EXERCISE MATERIALS
════════════════

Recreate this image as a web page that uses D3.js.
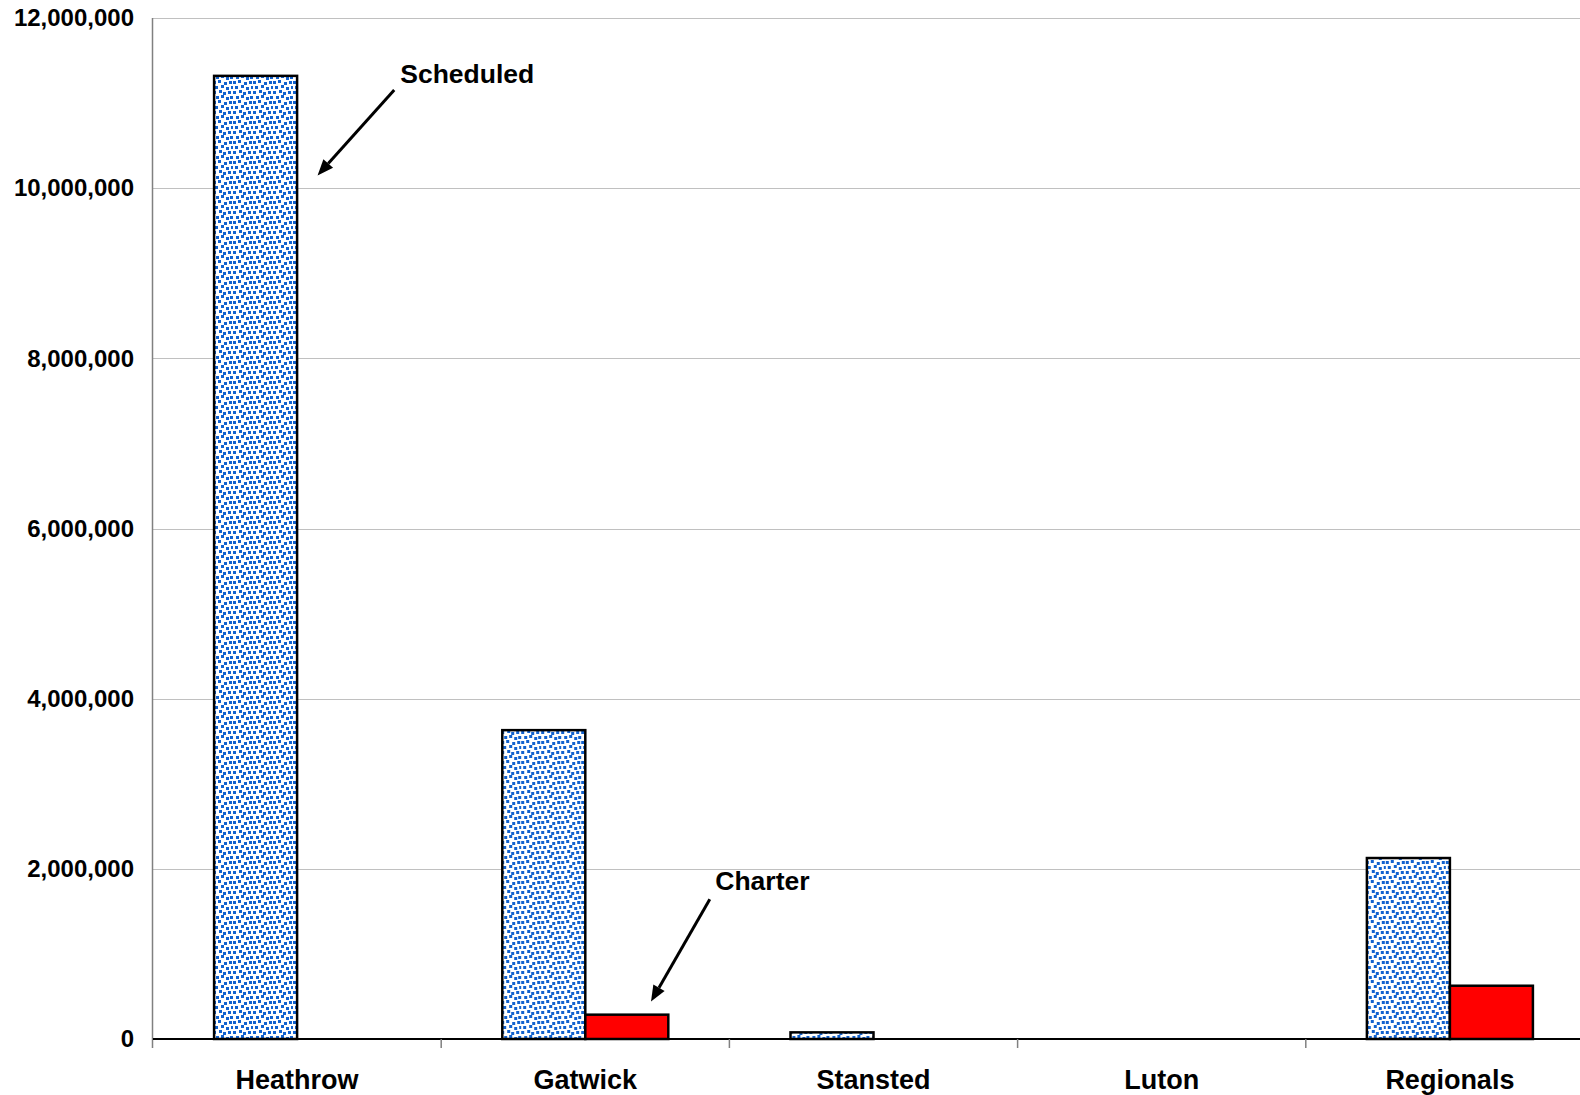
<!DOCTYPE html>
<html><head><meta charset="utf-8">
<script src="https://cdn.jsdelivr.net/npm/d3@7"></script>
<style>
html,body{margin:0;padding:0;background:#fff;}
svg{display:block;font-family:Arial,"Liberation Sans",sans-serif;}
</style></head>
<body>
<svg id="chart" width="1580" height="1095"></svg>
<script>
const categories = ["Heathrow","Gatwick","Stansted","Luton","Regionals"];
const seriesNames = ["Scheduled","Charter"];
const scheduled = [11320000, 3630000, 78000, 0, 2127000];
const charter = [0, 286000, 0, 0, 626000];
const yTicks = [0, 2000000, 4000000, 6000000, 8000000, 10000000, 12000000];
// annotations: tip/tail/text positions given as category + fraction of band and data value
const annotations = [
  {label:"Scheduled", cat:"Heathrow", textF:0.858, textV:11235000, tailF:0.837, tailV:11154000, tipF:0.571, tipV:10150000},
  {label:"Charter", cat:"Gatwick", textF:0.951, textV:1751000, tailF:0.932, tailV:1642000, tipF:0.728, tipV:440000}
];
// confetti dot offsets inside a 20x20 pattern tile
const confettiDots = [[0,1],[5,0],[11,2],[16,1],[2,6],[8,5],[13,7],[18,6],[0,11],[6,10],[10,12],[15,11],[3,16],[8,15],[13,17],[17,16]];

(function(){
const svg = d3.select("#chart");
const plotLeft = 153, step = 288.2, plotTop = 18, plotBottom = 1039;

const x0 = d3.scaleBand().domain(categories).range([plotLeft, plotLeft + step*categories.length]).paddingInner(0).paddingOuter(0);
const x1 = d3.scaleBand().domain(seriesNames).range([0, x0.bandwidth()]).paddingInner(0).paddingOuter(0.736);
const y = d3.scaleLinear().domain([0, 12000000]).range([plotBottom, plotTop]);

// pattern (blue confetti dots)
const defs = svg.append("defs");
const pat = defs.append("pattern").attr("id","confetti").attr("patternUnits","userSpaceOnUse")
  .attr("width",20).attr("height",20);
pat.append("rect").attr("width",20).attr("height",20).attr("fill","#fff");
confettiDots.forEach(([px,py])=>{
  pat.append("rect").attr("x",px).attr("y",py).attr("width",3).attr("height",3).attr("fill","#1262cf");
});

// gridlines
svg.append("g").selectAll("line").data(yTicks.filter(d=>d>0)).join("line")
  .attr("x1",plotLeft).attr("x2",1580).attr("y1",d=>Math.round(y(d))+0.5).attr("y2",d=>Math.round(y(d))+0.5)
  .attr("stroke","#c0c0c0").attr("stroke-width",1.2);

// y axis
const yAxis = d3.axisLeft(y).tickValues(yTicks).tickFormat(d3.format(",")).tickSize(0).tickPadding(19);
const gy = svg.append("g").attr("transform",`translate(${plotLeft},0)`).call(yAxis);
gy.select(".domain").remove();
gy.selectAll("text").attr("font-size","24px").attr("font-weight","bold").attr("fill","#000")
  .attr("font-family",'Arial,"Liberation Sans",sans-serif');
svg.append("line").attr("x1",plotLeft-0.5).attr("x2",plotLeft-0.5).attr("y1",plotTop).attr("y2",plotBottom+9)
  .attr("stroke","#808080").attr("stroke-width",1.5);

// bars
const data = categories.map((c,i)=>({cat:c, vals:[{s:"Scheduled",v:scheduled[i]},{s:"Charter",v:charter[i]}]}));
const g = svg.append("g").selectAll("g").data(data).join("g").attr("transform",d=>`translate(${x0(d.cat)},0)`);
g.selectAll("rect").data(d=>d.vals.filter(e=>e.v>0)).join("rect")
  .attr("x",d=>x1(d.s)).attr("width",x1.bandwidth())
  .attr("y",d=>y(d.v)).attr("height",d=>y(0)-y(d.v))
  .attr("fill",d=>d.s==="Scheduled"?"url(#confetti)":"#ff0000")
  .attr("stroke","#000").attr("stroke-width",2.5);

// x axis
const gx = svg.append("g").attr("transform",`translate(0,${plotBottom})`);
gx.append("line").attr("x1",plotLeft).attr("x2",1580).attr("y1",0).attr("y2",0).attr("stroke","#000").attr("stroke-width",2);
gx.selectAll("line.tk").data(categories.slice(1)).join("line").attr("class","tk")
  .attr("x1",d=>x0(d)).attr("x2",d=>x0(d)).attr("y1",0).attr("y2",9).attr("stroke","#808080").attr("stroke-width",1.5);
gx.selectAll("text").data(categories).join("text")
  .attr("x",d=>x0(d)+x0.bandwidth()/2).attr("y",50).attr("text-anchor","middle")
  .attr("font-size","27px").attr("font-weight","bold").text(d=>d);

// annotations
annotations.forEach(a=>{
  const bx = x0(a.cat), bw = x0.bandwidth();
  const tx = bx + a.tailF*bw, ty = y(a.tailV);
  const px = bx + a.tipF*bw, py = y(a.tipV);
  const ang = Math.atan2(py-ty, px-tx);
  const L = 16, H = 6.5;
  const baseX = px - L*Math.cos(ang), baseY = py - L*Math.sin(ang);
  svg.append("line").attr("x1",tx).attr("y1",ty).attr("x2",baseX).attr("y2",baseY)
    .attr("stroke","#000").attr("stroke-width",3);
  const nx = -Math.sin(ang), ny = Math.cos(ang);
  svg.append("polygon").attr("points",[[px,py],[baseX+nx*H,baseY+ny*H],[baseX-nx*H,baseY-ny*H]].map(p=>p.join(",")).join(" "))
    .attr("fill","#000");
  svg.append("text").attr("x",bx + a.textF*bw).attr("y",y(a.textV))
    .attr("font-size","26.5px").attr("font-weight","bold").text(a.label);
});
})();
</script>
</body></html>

════════════════

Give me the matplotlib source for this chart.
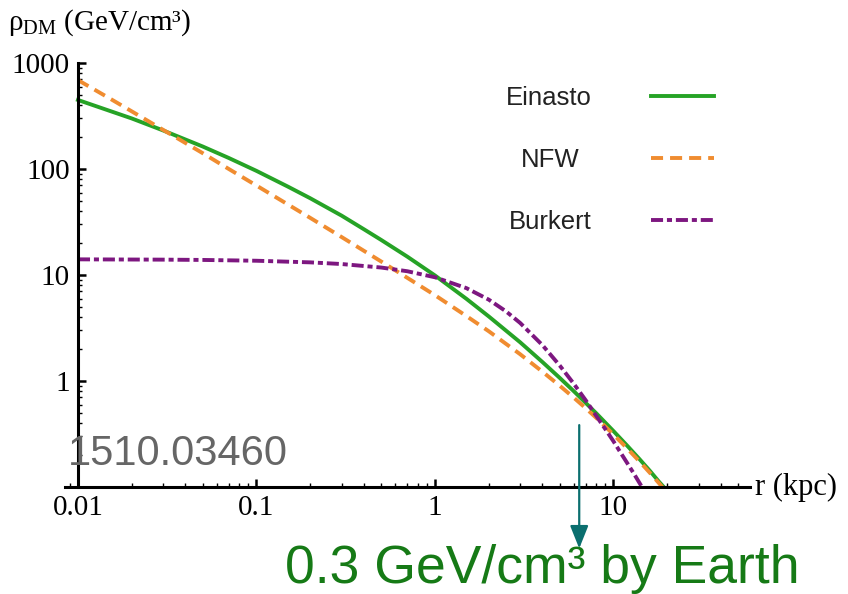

════════════════

TASK TO CARRY OUT
Check each line in the records for the word "this" and say how many have it, with nothing else.

WRITTEN RESPONSE
2